Still not going Vega. I run dual Aorus 1080ti on my main machine and an overclocked FTW2 GTX 1070 on my basement rig. My Aorus system runs AAA title's all above 60fps on Ultra 4K and the 1070 system can still run AAA on Ultra in 4k with acceptable framerate and for anything that doesn't get what I want, I can always stream my games from my main rig downstairs. AMD cards have been useless over the years for anyone other than bitcoin miners in 2011. Having said that, their 1800x processors are amazing (in my main system) and I'd buy another hands down before I get another i7-7700k like I have in my basement rig.

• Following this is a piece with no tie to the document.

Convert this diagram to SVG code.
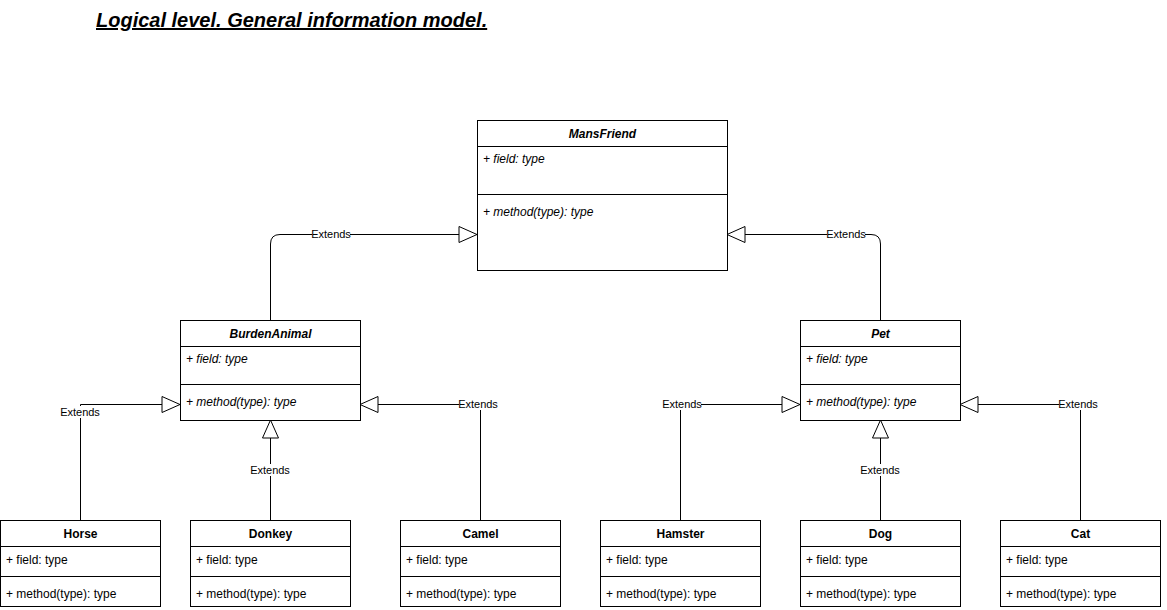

Been wanting Covfefe Lake, but I said screw it: 7700k should serve gaming fine for the foreseeable future, plus we don't know much concrete about CL, and BIOS and MBs on launch can be troublesome. Maybe I'll invest in AMD stock and encourage competition, now that we're finally seeing life from them...
5:22 Ncix, advertising the "regular price" of that cpu is just plain asinine. NO RETAILER is selling this nor ANY of the Ryzen lineup for the regular price anyways. Your prices are an absolute turd. newegg and amazon ALWAYS have you guys beat to hell and back on pricing of the exact same items. Just stop.
I would of bought a new coffee lake cpu if it was z270 compatible... but it's not, so I'll just stay on my 7700k Kaby lake. Fuck you intel, I'm switching to AMD for my next cpu upgrade.
Keeping my 6600k for awhile. I'll upgrade to whatever AMD has in another year and a half or so. I simply couldn't hold out for AM4 mITX. I built my computer right before R7 launch.
I have a Razer Blade 2017 right now and definitely want a thread-ripper/vega 64 system. Wouldn't even think of going Intel right now. The competition from AMD is refreshing and impressive to say the least.